Work out how many lines include "this" and answer with that number only.
## BEGIN
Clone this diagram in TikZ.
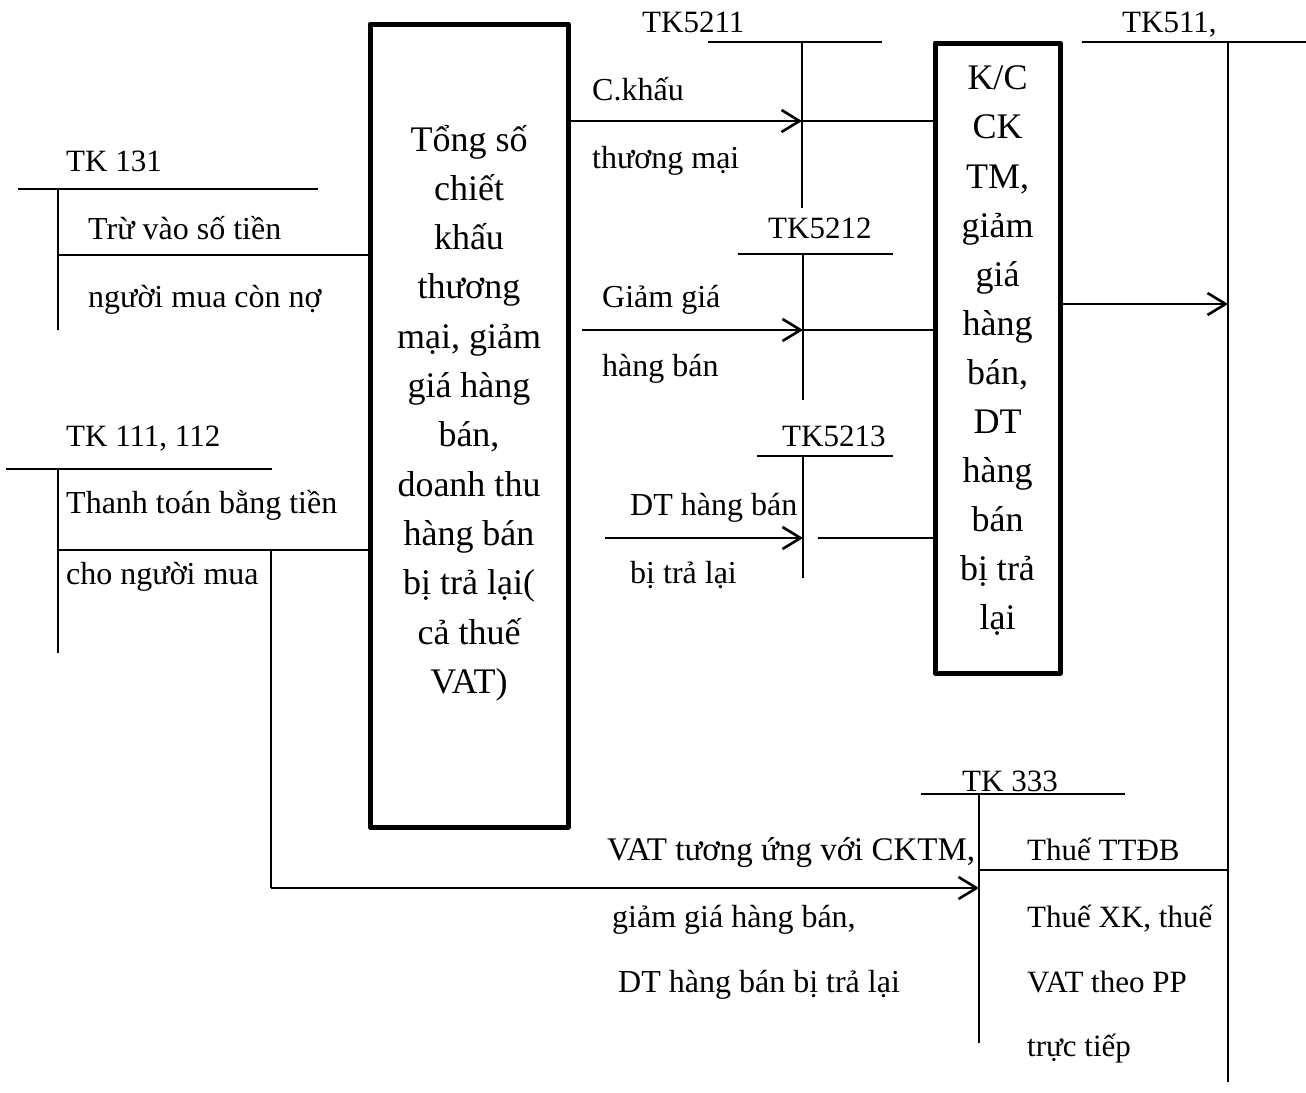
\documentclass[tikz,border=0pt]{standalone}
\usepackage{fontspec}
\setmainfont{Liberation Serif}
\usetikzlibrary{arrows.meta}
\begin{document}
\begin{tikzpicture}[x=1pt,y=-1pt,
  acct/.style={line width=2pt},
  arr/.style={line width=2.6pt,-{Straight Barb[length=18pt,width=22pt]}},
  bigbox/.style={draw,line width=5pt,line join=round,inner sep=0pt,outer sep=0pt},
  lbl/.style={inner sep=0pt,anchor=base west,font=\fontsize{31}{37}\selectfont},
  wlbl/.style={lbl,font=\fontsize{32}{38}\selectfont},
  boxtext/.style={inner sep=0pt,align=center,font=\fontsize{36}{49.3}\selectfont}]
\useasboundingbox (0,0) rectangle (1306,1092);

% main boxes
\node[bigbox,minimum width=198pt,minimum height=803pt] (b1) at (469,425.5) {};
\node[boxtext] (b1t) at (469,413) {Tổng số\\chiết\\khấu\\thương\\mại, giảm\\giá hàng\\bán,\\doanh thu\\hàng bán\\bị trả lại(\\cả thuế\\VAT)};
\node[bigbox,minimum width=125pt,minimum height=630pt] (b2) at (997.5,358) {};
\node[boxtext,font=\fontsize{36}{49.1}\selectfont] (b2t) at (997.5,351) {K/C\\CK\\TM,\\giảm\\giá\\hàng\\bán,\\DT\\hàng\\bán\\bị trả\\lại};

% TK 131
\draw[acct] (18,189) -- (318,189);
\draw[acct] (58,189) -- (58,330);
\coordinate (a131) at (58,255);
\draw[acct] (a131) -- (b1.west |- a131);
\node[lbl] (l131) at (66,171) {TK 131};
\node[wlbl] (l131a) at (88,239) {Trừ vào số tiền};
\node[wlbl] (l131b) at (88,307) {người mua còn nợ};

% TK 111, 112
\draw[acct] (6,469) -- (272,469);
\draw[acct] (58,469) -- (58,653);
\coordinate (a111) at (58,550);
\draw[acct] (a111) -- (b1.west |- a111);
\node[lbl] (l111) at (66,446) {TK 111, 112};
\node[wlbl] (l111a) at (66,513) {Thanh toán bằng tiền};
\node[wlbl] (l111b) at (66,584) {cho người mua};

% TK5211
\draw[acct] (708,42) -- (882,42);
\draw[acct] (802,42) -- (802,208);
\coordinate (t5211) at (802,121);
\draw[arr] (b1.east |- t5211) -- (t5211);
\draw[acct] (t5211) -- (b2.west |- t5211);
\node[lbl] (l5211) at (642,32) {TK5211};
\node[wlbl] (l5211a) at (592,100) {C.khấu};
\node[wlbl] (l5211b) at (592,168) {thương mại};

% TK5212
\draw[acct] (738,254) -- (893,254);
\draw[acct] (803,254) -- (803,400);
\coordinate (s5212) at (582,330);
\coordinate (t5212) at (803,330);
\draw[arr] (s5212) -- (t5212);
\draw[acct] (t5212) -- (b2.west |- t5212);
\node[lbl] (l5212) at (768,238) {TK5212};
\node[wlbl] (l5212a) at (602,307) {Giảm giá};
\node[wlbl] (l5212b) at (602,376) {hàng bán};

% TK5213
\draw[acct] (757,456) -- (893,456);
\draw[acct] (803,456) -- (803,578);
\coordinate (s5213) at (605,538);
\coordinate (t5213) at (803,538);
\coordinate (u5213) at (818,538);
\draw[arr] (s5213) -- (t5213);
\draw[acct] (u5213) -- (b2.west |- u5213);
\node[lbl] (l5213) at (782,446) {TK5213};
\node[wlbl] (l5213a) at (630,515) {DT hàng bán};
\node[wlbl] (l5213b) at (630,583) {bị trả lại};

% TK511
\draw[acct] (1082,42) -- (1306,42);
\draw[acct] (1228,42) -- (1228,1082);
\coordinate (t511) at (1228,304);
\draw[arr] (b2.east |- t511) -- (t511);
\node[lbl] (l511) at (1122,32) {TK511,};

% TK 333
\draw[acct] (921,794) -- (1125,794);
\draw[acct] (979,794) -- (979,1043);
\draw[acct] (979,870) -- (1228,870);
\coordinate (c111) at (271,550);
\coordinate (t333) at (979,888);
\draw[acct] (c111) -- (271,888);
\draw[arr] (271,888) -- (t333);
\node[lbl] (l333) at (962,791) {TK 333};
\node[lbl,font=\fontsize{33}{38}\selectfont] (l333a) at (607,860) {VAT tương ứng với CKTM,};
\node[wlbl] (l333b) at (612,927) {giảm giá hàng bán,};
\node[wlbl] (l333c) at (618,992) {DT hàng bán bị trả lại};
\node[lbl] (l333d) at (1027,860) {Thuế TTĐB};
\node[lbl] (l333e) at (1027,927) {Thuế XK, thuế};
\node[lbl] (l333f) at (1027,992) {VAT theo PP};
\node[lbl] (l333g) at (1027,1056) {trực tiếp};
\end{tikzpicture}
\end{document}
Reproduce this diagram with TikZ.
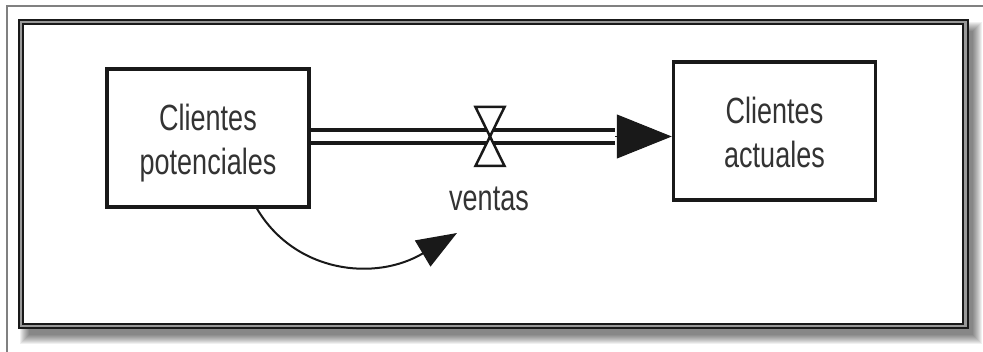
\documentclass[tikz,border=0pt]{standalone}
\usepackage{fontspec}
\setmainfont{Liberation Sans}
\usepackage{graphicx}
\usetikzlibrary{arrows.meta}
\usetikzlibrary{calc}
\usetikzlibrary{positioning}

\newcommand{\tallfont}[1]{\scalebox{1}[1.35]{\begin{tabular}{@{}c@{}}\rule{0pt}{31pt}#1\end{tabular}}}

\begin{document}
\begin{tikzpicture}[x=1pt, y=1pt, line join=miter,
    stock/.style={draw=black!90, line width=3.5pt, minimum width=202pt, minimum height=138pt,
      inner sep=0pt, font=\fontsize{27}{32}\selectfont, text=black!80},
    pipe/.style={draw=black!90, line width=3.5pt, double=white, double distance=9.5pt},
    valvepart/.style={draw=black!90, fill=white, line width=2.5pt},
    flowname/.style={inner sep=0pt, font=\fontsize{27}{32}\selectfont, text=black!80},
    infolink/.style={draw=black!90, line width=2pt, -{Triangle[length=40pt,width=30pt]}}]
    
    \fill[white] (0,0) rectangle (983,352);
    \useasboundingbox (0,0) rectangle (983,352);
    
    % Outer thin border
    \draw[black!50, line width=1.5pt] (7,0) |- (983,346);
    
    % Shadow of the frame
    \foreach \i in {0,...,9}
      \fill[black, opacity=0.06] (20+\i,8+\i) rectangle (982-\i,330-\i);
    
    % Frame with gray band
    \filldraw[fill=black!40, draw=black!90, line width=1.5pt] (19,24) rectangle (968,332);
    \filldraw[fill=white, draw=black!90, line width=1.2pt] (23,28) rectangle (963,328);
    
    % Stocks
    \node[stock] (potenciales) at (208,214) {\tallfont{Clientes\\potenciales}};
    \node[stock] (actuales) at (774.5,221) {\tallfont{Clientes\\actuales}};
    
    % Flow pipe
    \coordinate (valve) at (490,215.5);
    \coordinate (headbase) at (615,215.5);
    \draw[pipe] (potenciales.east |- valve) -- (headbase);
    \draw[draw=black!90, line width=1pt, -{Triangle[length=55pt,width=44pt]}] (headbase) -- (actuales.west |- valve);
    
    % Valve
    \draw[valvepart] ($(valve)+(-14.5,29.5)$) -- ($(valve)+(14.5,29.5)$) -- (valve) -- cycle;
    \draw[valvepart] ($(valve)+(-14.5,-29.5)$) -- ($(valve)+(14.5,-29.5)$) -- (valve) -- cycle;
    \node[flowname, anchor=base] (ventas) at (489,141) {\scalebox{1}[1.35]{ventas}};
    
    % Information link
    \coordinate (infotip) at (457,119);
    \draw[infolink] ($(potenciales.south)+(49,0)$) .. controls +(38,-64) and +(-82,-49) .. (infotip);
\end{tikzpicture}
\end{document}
## END
Response:
2